There are only two words to describe how I feel about Morning Star: BLOODYDAMN AMAZING

Darrow brought hell like he promised. And with him, the Howlers have his back. I can’t wrap my head around how mind-blowing Morning Star was. The book picks up a year after Golden Son ended. And with that horrific cliffhanger we saw in Golden Son, I do suggest you have Morning Star ready at hand to dive into straight after.

It is none stop high action drama from the first page, up until the end. Morning Star
brings even more characters into the series to join forces with Darrow and the Sons of Ares.
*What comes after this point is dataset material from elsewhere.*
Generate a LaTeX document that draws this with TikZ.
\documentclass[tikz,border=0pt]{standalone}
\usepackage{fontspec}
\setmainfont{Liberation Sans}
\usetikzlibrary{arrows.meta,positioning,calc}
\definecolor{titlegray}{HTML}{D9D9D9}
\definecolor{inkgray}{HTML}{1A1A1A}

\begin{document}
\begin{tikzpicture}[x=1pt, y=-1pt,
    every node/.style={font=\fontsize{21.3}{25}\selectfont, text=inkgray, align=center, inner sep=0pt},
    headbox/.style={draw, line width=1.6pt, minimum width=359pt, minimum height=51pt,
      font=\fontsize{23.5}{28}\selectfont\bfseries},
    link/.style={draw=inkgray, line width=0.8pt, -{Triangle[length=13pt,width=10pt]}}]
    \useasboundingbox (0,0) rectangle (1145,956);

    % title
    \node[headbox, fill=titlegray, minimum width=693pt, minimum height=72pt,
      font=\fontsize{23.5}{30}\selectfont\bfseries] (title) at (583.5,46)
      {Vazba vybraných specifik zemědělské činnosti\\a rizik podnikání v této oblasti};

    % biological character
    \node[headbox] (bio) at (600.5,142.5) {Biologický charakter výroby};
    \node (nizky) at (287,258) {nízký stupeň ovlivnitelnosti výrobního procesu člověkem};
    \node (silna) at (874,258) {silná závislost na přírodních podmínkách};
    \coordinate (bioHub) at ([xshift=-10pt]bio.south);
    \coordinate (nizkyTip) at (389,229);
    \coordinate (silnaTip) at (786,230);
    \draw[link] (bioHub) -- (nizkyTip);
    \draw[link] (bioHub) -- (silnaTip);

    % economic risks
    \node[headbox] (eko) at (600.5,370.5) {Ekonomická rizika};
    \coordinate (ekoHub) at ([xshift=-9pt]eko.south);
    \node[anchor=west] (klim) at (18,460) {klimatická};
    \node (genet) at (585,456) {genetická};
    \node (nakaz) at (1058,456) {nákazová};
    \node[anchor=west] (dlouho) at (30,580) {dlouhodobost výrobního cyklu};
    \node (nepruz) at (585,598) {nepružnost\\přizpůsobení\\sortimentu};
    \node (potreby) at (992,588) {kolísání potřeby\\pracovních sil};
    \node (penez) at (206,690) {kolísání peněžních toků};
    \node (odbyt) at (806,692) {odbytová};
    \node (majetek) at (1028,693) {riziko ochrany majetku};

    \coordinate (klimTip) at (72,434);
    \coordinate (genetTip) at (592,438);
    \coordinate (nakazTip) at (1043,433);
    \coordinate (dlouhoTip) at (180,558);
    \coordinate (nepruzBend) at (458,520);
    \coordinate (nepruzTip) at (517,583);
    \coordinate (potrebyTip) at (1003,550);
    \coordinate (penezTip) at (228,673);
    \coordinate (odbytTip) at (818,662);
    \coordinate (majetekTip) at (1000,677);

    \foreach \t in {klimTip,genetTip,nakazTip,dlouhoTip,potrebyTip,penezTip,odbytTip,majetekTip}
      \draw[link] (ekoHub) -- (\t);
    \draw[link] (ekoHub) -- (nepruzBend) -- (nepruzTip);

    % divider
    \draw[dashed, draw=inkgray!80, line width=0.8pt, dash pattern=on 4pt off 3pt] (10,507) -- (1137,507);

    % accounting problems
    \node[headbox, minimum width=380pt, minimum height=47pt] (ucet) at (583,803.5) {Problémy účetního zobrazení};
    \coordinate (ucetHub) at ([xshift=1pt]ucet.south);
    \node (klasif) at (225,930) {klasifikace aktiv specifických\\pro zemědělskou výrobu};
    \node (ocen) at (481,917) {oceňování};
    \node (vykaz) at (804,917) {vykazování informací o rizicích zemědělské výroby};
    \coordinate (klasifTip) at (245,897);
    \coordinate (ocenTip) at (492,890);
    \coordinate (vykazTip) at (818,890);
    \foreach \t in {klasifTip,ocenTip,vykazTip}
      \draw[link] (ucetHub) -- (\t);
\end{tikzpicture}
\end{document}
It brings in more complicated plots and unexpected twists, and your attention to details are key to understanding how the series unravel at the end.

Like the previous two books in this series, Morning Star is filled with memorable characters, unforeseen plot twists and many scenes questioning humanity and what we must sacrifice in order to create a better, newer generation. I’ve always been disturbed with The Society’s concept of hierarchy and enslavement, in which Darrow’s quest to banish succeeds in gluing our eyes to the pages.
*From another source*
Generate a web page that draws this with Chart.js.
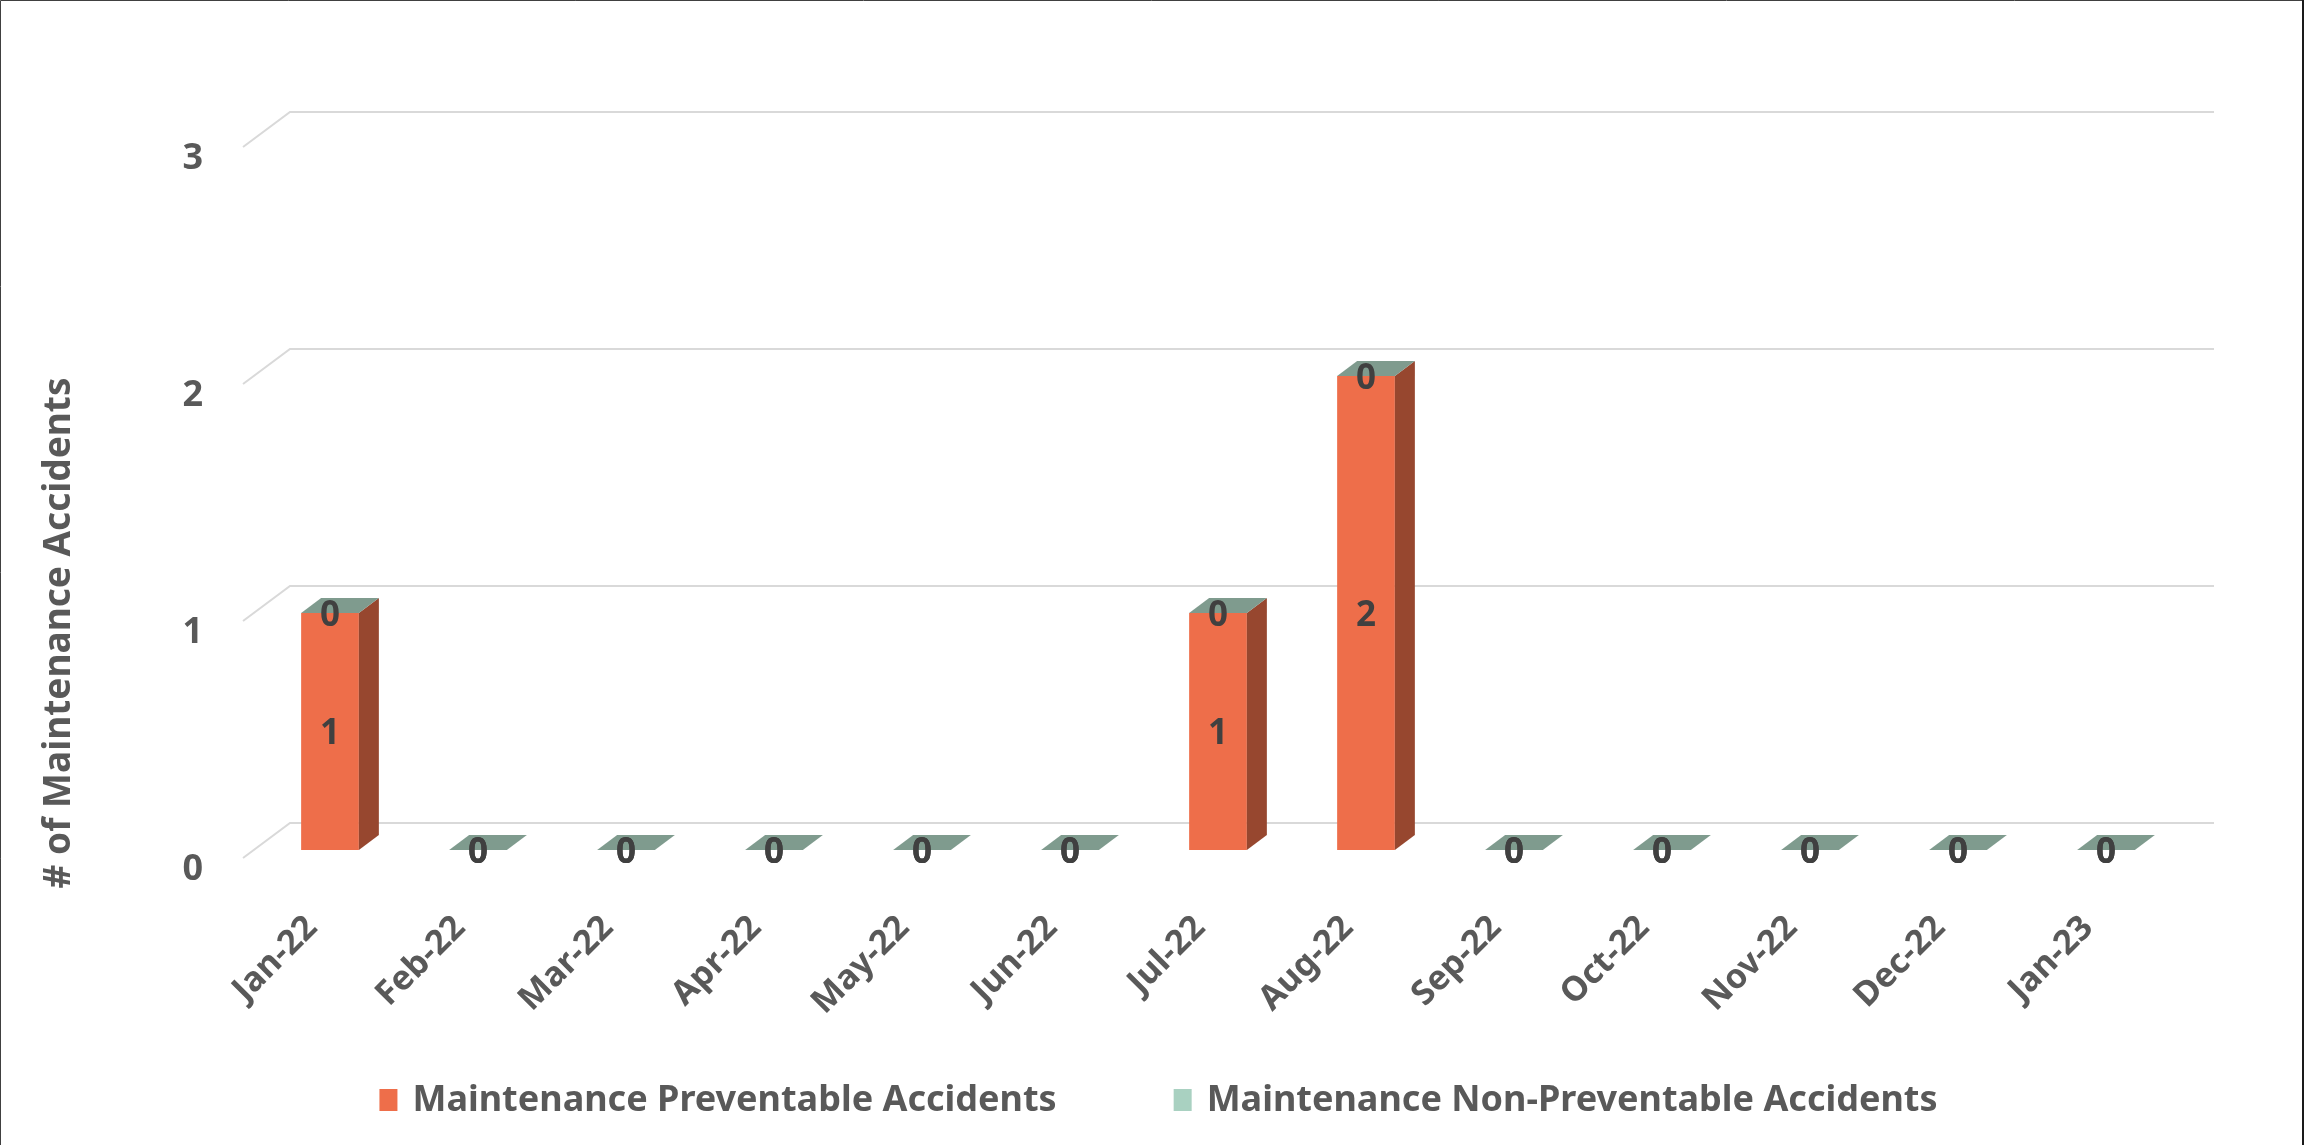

“You and I keep looking for light in the darkness, expecting it to appear. But it already has.” I touch his shoulder. “We’re it, boyo. Broken and cracked and stupid as we are, we’re the light, and we’re spreading.” 
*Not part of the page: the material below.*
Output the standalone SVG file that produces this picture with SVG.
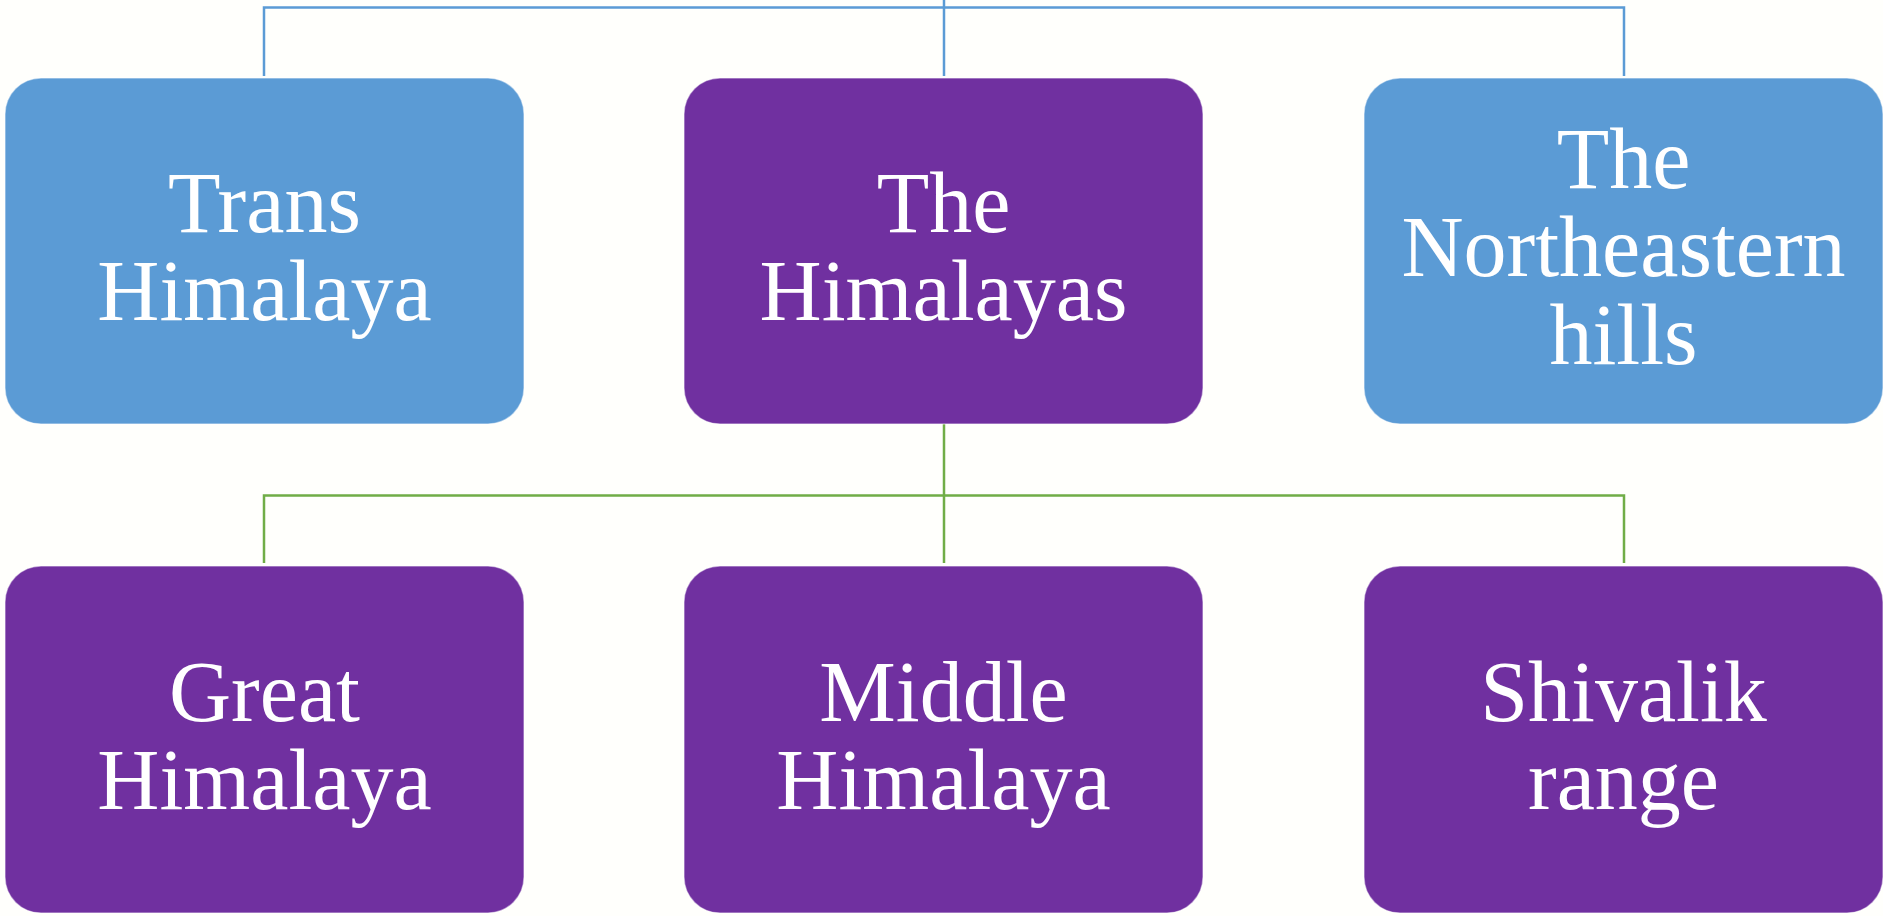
<svg xmlns="http://www.w3.org/2000/svg" width="1883" height="916" viewBox="0 0 1883 916">
<style>
.box{stroke:#ffffff;stroke-opacity:0.45;stroke-width:1.5}
.blue{fill:#5b9bd5}
.purple{fill:#7030a0}
.lbl{font-family:"Liberation Serif","Times New Roman",serif;font-size:86px;fill:#ffffff;text-anchor:middle}
.cb{fill:none;stroke:#5b9bd5;stroke-width:2.5}
.cg{fill:none;stroke:#70ad47;stroke-width:2.5}
</style>
<rect x="0" y="0" width="1883" height="916" fill="#fffffc"/>
<g id="connectors">
<path class="cb" d="M944 0 V76 M264 76 V7.5 H1624 V76"/>
<path class="cg" d="M944 424 V563 M264 563 V495.5 H1624 V563"/>
</g>
<g id="trans-himalaya">
<rect class="box blue" x="5" y="78" width="519" height="346" rx="36"/>
<text class="lbl" x="264.5" y="232">Trans</text>
<text class="lbl" x="264.5" y="320">Himalaya</text>
</g>
<g id="the-himalayas">
<rect class="box purple" x="684" y="78" width="519" height="346" rx="36"/>
<text class="lbl" x="943.5" y="232">The</text>
<text class="lbl" x="943.5" y="320">Himalayas</text>
</g>
<g id="northeastern-hills">
<rect class="box blue" x="1364" y="78" width="519" height="346" rx="36"/>
<text class="lbl" x="1623.5" y="188">The</text>
<text class="lbl" x="1623.5" y="276">Northeastern</text>
<text class="lbl" x="1623.5" y="364">hills</text>
</g>
<g id="great-himalaya">
<rect class="box purple" x="5" y="566" width="519" height="347" rx="36"/>
<text class="lbl" x="264.5" y="721">Great</text>
<text class="lbl" x="264.5" y="809">Himalaya</text>
</g>
<g id="middle-himalaya">
<rect class="box purple" x="684" y="566" width="519" height="347" rx="36"/>
<text class="lbl" x="943.5" y="721">Middle</text>
<text class="lbl" x="943.5" y="809">Himalaya</text>
</g>
<g id="shivalik-range">
<rect class="box purple" x="1364" y="566" width="519" height="347" rx="36"/>
<text class="lbl" x="1623.5" y="721">Shivalik</text>
<text class="lbl" x="1623.5" y="809">range</text>
</g>
</svg>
The plot extends beyond Mars and its moons, where we see more of Jupiter and the Moon Lords of the Rim. I internally screamed and howled so many times throughout the book. The epic conclusion gripped my heart so hard, and I knew this is a  series that will stay long with me.

Additionally, the characters have their own personalities and agendas, contributing a great deal to the plot and towards Darrow’s character development. Each character you meet will have an impact on you, and just like Pax’s deaths in Red Rising, they’ll break your heart in Morning Star. That said, I suggest you emotionally prepare for it.

Overall, this series has met my initial expectations and exceeded it beyond more. The Red Rising Saga has been my first scifi series and it definitely did not disappoint. Over the course of six years, we see Darrow become a great man of many powers and learn the true meaning of humanity in the family he has created in his journey. Red Rising Saga portrays everything that makes scifi great: conspiracies, politics, drama and high action.

“I always thought I would die before the end. I trudged on knowing I was doomed. But my friends have breathed love into me, breathed my faith back into my bones. They’ve made me want to live.” 

An epic conclusion to an amazing scifi series, Morning Star will have you weeping at the end and throughout the book as the Sons of Ares rage towards a war on saving humanity’s last hope for a better, brighter future for all.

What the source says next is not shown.